2-These people constitute their own socio-cultural system. The language, cultural identity, specific skills and rules they have embedded creates its own discourse and use of multi-modal communication. For examples, they have words and trail names specific to the community, processes for leaving notes on trees, in shelters, and passing along books that is specific to that community
3-These people are body literate. They need to read their bodies for calorie sufficiency given that they do large amounts of hiking in a day and have limited food supplies that they can carry. They monitor symptoms of hydration and read the color of their urine to know what the state of their hydration is. This is very important as they don’t carry much water at all and are dependent upon supplies on the trail. Sometimes these water sources are scarce. They need to survey their health and pain is a good signifier for disease.
4- Visual literacy is important for reading maps; topography maps and some have the ability to visualize areas based on maps. This is important so that they don’t get lost. Drawings are also used to communicate and reading the environment is often a visual mode.
Two questions from this reading
Q1 Where is the literacy. Here is a group of non -academic people and on close observation they have rich literacy skills. Do we have to seek multi modal literacy on computers or is it so commonplace that we do not see the wood for the trees around us?
Q2 Here is a group of people who speak English but their language is specific to the cultural group to which they belong. Is literacy socio-culturally derived?

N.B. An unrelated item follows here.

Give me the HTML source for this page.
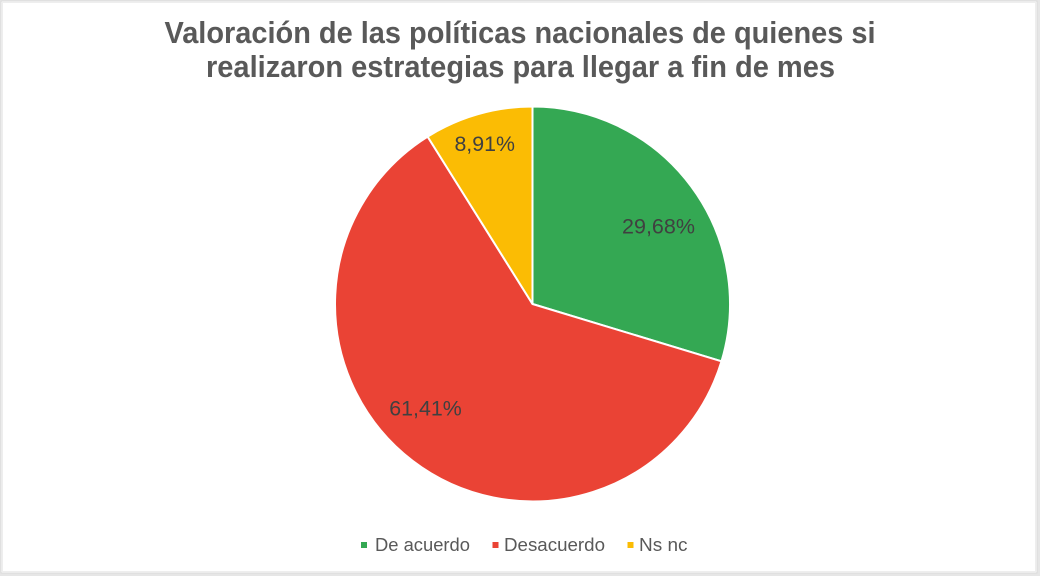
<!DOCTYPE html>
<html>
<head>
<meta charset="utf-8">
<style>
  html, body { margin: 0; padding: 0; background: #ffffff; }
  svg { display: block; }
  text { font-family: "Liberation Sans", Arial, sans-serif; }
</style>
</head>
<body>
<svg width="1040" height="576" viewBox="0 0 1040 576" xmlns="http://www.w3.org/2000/svg">
  <rect x="0" y="0" width="1040" height="576" fill="#e6e6e6"/>
  <rect x="1" y="1" width="1036" height="572" fill="#ffffff" stroke="#d9d9d9" stroke-width="1"/>
  <rect x="2.5" y="2.5" width="1033" height="569" fill="none" stroke="#eeeeee" stroke-width="1"/>

  <!-- Title -->
  <text x="520" y="43" text-anchor="middle" font-size="31" font-weight="bold" fill="#595959" textLength="711" lengthAdjust="spacingAndGlyphs">Valoración de las políticas nacionales de quienes si</text>
  <text x="520.5" y="77" text-anchor="middle" font-size="31" font-weight="bold" fill="#595959" textLength="629" lengthAdjust="spacingAndGlyphs">realizaron estrategias para llegar a fin de mes</text>

  <!-- Pie: center (532.5,304), r=197.5 -->
  <!-- Green 0 -> 106.85 deg -->
  <path d="M532.5,304 L532.5,106.5 A197.5,197.5 0 0,1 721.5,361.3 Z" fill="#34A853" stroke="#ffffff" stroke-width="2" stroke-linejoin="round"/>
  <!-- Red 106.85 -> 327.93 deg -->
  <path d="M532.5,304 L721.5,361.3 A197.5,197.5 0 1,1 427.6,136.6 Z" fill="#EA4335" stroke="#ffffff" stroke-width="2" stroke-linejoin="round"/>
  <!-- Yellow 327.93 -> 360 deg -->
  <path d="M532.5,304 L427.6,136.6 A197.5,197.5 0 0,1 532.5,106.5 Z" fill="#FBBC04" stroke="#ffffff" stroke-width="2" stroke-linejoin="round"/>

  <!-- Data labels -->
  <text x="658.5" y="233.5" text-anchor="middle" font-size="21.5" fill="#404040" textLength="73" lengthAdjust="spacingAndGlyphs">29,68%</text>
  <text x="484.7" y="151" text-anchor="middle" font-size="21.5" fill="#404040" textLength="60.5" lengthAdjust="spacingAndGlyphs">8,91%</text>
  <text x="425.5" y="415.5" text-anchor="middle" font-size="21.5" fill="#404040" textLength="72.5" lengthAdjust="spacingAndGlyphs">61,41%</text>

  <!-- Legend -->
  <rect x="361" y="542" width="6" height="6" fill="#34A853"/>
  <text x="375" y="551" font-size="18.5" fill="#595959" textLength="95" lengthAdjust="spacingAndGlyphs">De acuerdo</text>
  <rect x="492.5" y="542" width="6" height="6" fill="#EA4335"/>
  <text x="504" y="551" font-size="18.5" fill="#595959" textLength="101" lengthAdjust="spacingAndGlyphs">Desacuerdo</text>
  <rect x="627.5" y="542" width="6" height="6" fill="#FBBC04"/>
  <text x="639" y="551" font-size="18.5" fill="#595959" textLength="48.5" lengthAdjust="spacingAndGlyphs">Ns nc</text>
</svg>
</body>
</html>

This reading relates to my role as a psychiatrist (as I am not a teacher) because I am communicating with people all the time and often trying to understand their backgrounds, cultural context and aiming to find some connectivity within which to make a therapeutic alliance. I have been aware that there are different aspects of language and culture when I compare a 4-year-old child patient, to the 14 year old, 40 year old and 80 year old patient. People who come from different cultural heritages, the ‘bush’, academic background, social classes, gay, health workers, colleagues all have different discourse, language, cultural meanings, needs, capacity for multi-modal access, technology acquisition skills etc. Sometimes it is hard to communicate with people about sensitive issues, especially if people have poor emotional intelligence. This paper helps me to seek the communication in alternate modes.